- The Washington Times - Friday, September 8, 2006

MOSCOW — A fire on board a Russian nuclear submarine Wednesday in the Barents Sea killed two crew members but there was no threat of a radiation leak, the navy said.

Russia’s navy chief said the submarine was overdue for scheduled repairs — raising fresh concerns about safety standards in the country’s aging submarine fleet. Submarine safety has been under scrutiny since the Kursk atomic submarine sank in the Barents Sea six years ago, killing all 118 crew members.

The navy commander in chief, Adm. Vladimir Masorin, said the fire broke out in an electricity control panel of the submarine, the St. Daniel of Moscow — away from the reactor — and was put out by the crew. The submarine has been towed back to port.

The victims, a 28-year-old sailor and a 35-year-old warrant officer, had been fighting the fire. They died of smoke inhalation.

“It seems likely our equipment has let us down again,” Adm. Masorin was shown saying on the Rossiya state television. “This boat is 16 years old, and it is overdue for an overhaul.”

He added, though, that periodic repairs had been carried out and that the vessel was in working order. He said the fire most likely was caused by a short circuit.
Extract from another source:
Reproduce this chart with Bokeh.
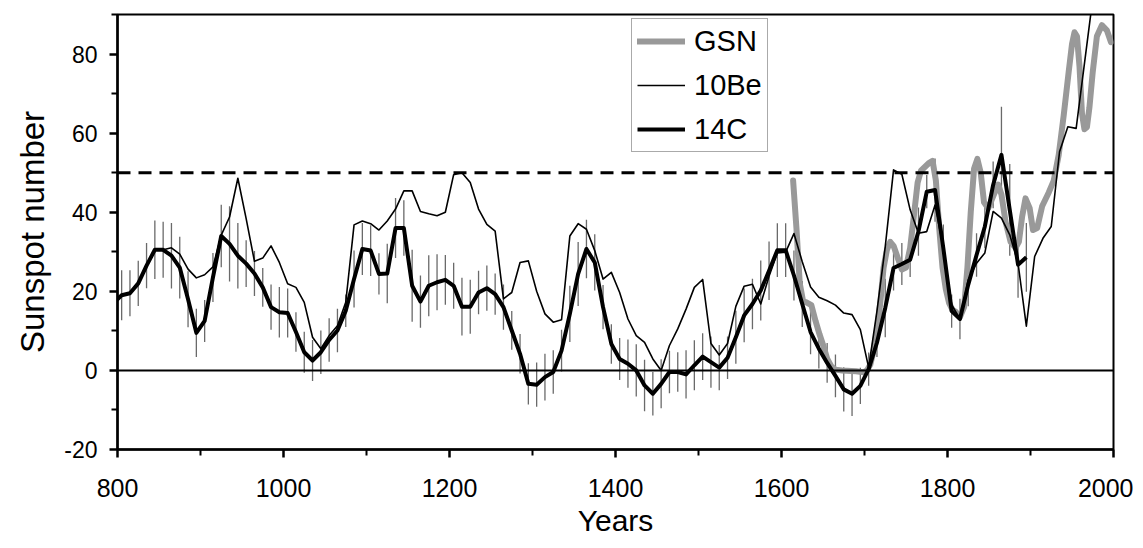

The submarine was north of the Rybachiy Peninsula near Russia’s border with Finland when it caught fire, Interfax news agency quoted navy sources as saying.

It is a Viktor-class attack submarine armed with torpedoes but not nuclear weapons, defense analysts said. It was not clear whether the St. Daniel of Moscow carried any weapons on mission.

It entered service in 1990, making it one of the fleet’s more modern submarines. It had a fire in its torpedo compartment in 1994, said Norwegian environmental group Bellona, which monitors Russia’s submarine fleet.

“This is a very serious incident,” said Alexander Nikitin, a former nuclear engineer in the Russian navy who now works as an environmental advocate.

A tug towed the vessel to Vidyayevo, a Russian submarine base on the Barents Sea about 30 miles north of the Russian city of Murmansk.

Norway’s radiation safety authority, which has measuring stations near the area, said it had not registered any radioactivity above normal.

But the fire may have damaged electrical systems vital for controlling the reactor, said Mr. Nikitin, who was briefly jailed on treason charges in the 1990s after writing a report on radioactive contamination from Russian submarines.

Russia has the world’s second-biggest submarine fleet after the United States and many of the vessels date to the Soviet era.